The California State Assembly passed a bill last Thursday that could make selling a book, or giving a paid speech, or preaching a sermon suggesting that gay people change their lifestyle illegal as a deceptive business practice.
The bill, AB 2943, inserts provisions into the state’s Business and Professions Code to the effect that “Advertising, offering to engage in, or engaging in sexual orientation change efforts with an individual” is a deceptive business practice subject to fines and penalties.
Equality California and the Trevor Project, which backed AB 2943, together with sponsor Assemblyman Evan Low (D-San Jose), hailed the bipartisan 50-14 vote as providing the nation’s first child and adult ban on widely discredited “conversion therapy” or “reparative therapy,” which attempts to change of a person’s sexual orientation or gender identity.
Equality California Executive Director Rick Zbur issued a press release stating: “Once again, California legislators sent a clear, bipartisan message to the LGBTQ community across our state and around the world: ‘You belong.’ We look forward to the day when all LGBTQ Californians are protected from these dangerous, fraudulent practices.”
But the Independent Institute’s William Watkins warned that the bill is a direct attack on the free exercise of religion, because under California case law’s “plain meaning rule,” AB 2943 could “prohibit a bookstore from selling a book in which a Christian author urges people to repent of sexual immorality, which he identifies as including homosexuality and to take their strength in the sacrificial love of Christ.” (Romans 1:24-26)
Watkins added that the law also states: “’Sexual orientation change efforts’ means any practices that seek to change an individual’s sexual orientation.

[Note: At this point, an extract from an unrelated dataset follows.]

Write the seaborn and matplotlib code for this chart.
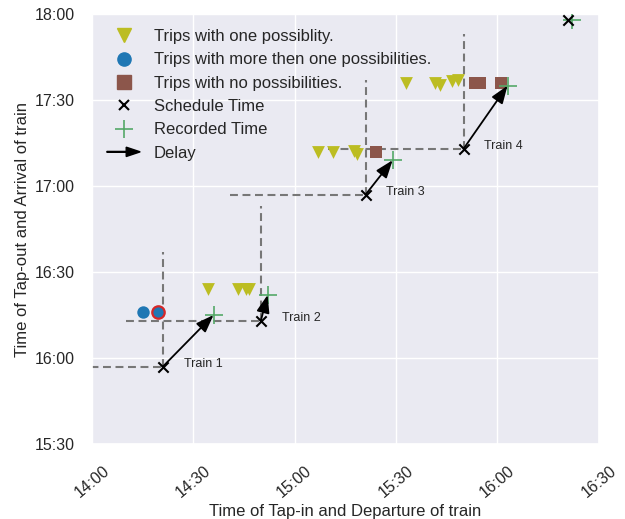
import matplotlib
matplotlib.use("Agg")
import matplotlib.pyplot as plt
import matplotlib.patches as mpatches
from matplotlib.lines import Line2D
from matplotlib.legend_handler import HandlerPatch
from matplotlib.ticker import FixedLocator, FuncFormatter
import pandas as pd
import seaborn as sns

# --- trips (tap-in time, tap-out time) ---
one_in = ["14:34:20", "14:43:10", "14:45:30", "14:46:30",
          "15:07:00", "15:11:20", "15:17:30", "15:18:30",
          "15:33:00", "15:41:30", "15:43:00", "15:46:30", "15:48:20"]
one_out = ["16:24:00", "16:24:00", "16:24:00", "16:24:00",
           "17:12:00", "17:12:00", "17:12:20", "17:11:20",
           "17:36:00", "17:36:00", "17:35:15", "17:36:30", "17:37:00"]

multi_in = ["14:15:00", "14:19:30"]
multi_out = ["16:16:00", "16:16:00"]
multi_flagged = [False, True]

none_in = ["15:24:00", "15:53:30", "15:55:00", "16:01:00"]
none_out = ["17:12:00", "17:36:00", "17:36:00", "17:36:00"]

# --- trains: scheduled and recorded departure / arrival ---
train_names = ["Train 1", "Train 2", "Train 3", "Train 4", ""]
sched_dep = ["14:21:00", "14:50:00", "15:21:00", "15:50:00", "16:21:00"]
sched_arr = ["15:57:00", "16:13:00", "16:57:00", "17:13:00", "17:58:00"]
rec_dep = ["14:36:00", "14:52:00", "15:29:00", "16:03:00", "16:22:00"]
rec_arr = ["16:15:00", "16:22:00", "17:09:00", "17:35:00", "17:58:00"]

tick_labels = ["14:00", "14:30", "15:00", "15:30", "16:00", "16:30"]
ytick_labels = ["15:30", "16:00", "16:30", "17:00", "17:30", "18:00"]


def minutes(t):
    parts = [float(p) for p in t.split(":")]
    while len(parts) < 3:
        parts.append(0.0)
    return parts[0] * 60 + parts[1] + parts[2] / 60


def to_min(seq):
    return [minutes(t) for t in seq]


def fmt(v, _pos=None):
    v = int(round(v))
    return f"{v // 60:02d}:{v % 60:02d}"


sns.set_theme(style="darkgrid")
plt.rcParams["font.family"] = ["Liberation Sans", "DejaVu Sans"]

fig = plt.figure(figsize=(6.25, 5.19), dpi=100)
ax = fig.add_axes([0.147, 0.1445, 0.811, 0.8285])

C_ONE = "#bcbd22"
C_MULTI = "#1f77b4"
C_NONE = "#8c564b"
C_REC = "#55a868"

trips = pd.DataFrame({
    "tap_in": to_min(one_in) + to_min(multi_in) + to_min(none_in),
    "tap_out": to_min(one_out) + to_min(multi_out) + to_min(none_out),
    "kind": ["one"] * len(one_in) + ["multi"] * len(multi_in) + ["none"] * len(none_in),
    "flag": [False] * len(one_in) + multi_flagged + [False] * len(none_in),
})
trains = pd.DataFrame({
    "name": train_names,
    "sd": to_min(sched_dep), "sa": to_min(sched_arr),
    "rd": to_min(rec_dep), "ra": to_min(rec_arr),
})

# guide lines from each scheduled point (40 min long)
guide = 40
for _, r in trains.iloc[:4].iterrows():
    ax.plot([r.sd - guide, r.sd], [r.sa, r.sa], ls="--", color="#777777",
            lw=1.5, dashes=(3.8, 2.2), zorder=2)
    ax.plot([r.sd, r.sd], [r.sa, r.sa + guide], ls="--", color="#777777",
            lw=1.5, dashes=(3.8, 2.2), zorder=2)

sns.scatterplot(data=trips[trips.kind == "one"], x="tap_in", y="tap_out",
                marker="v", color=C_ONE, s=85, linewidth=0, ax=ax, zorder=3)
multi = trips[trips.kind == "multi"]
sns.scatterplot(data=multi[~multi.flag], x="tap_in", y="tap_out", marker="o",
                color=C_MULTI, s=80, linewidth=0, ax=ax, zorder=3)
sns.scatterplot(data=multi[multi.flag], x="tap_in", y="tap_out", marker="o",
                color=C_MULTI, s=80, linewidth=1.6, edgecolor="#d62728",
                ax=ax, zorder=3)
sns.scatterplot(data=trips[trips.kind == "none"], x="tap_in", y="tap_out",
                marker="s", color=C_NONE, s=85, linewidth=0, ax=ax, zorder=3)

ax.scatter(trains.sd, trains.sa, marker="x", color="black", s=55, lw=1.5, zorder=5)
ax.scatter(trains.rd, trains.ra, marker="+", color=C_REC, s=170, lw=1.2, zorder=4)

for _, r in trains.iloc[:4].iterrows():
    ax.annotate("", xy=(r.rd, r.ra), xytext=(r.sd, r.sa),
                arrowprops=dict(arrowstyle="-|>,head_length=0.6,head_width=0.22",
                                color="black", lw=1.3, mutation_scale=18,
                                shrinkA=0, shrinkB=0),
                zorder=6)
    ax.annotate(r["name"], xy=(r.sd, r.sa), xytext=(15, 2),
                textcoords="offset points", fontsize=9, color="#262626",
                va="center", ha="left")

ax.set_xlim(minutes(tick_labels[0]), minutes(tick_labels[-1]))
ax.set_ylim(minutes(ytick_labels[0]), minutes(ytick_labels[-1]))
ax.xaxis.set_major_locator(FixedLocator(to_min(tick_labels)))
ax.yaxis.set_major_locator(FixedLocator(to_min(ytick_labels)))
ax.xaxis.set_major_formatter(FuncFormatter(fmt))
ax.yaxis.set_major_formatter(FuncFormatter(fmt))
plt.setp(ax.get_xticklabels(), rotation=40, ha="center")
ax.tick_params(labelsize=11.5)
ax.tick_params(axis="y", pad=6.5)
ax.tick_params(axis="x", pad=7.5)
ax.set_xlabel("Time of Tap-in and Departure of train", fontsize=12, labelpad=3)
ax.set_ylabel("Time of Tap-out and Arrival of train", fontsize=12, labelpad=3)


def arrow_handle(legend, orig_handle, xdescent, ydescent, width, height, fontsize):
    return mpatches.FancyArrow(-xdescent, height / 2 - ydescent, width, 0,
                               length_includes_head=True, width=0.6,
                               head_width=height * 0.8, head_length=width * 0.42,
                               color="black")


handles = [
    Line2D([], [], ls="", marker="v", color=C_ONE, markersize=9.5),
    Line2D([], [], ls="", marker="o", color=C_MULTI, markersize=9.5),
    Line2D([], [], ls="", marker="s", color=C_NONE, markersize=9.5),
    Line2D([], [], ls="", marker="x", color="black", markersize=7, mew=1.5),
    Line2D([], [], ls="", marker="+", color=C_REC, markersize=13, mew=1.2),
    mpatches.FancyArrow(0, 0, 1, 0, color="black"),
]
labels = ["Trips with one possiblity.", "Trips with more then one possibilities.",
          "Trips with no possibilities.", "Schedule Time", "Recorded Time", "Delay"]
ax.legend(handles, labels, loc="upper left", frameon=False, fontsize=12,
          handler_map={mpatches.FancyArrow: HandlerPatch(patch_func=arrow_handle)},
          labelspacing=0.5)

fig.savefig("out.png", dpi=100)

This includes efforts to change behaviors or gender expressions, or to eliminate or reduce sexual or romantic attractions or feelings toward individuals of the same sex.”
Watkins believes that the courts could strike down the law as a violation of the U.S. Constitution’s First Amendment, because “plain and ordinary” meaning of the words used in the new law will likely lead to a demand to remove all books from libraries and bookstores that offer “orthodox Christian teaching on human sexuality.”
California Assembly and Republican candidate for governor Travis Allen (R-Huntington Beach) went on the conservative One America television network’s Liz Wheeler show on Thursday before the Assembly vote to call AB-2943 a smoke screen for an outright California ban of the Bible.
The video went viral, with over 1.4 million shares in the first 24 hours.
This article has been corrected to reflect the fact that the California State Senate has not yet passed the bill, and hence it is not yet eligible to proceed to the governor for signature.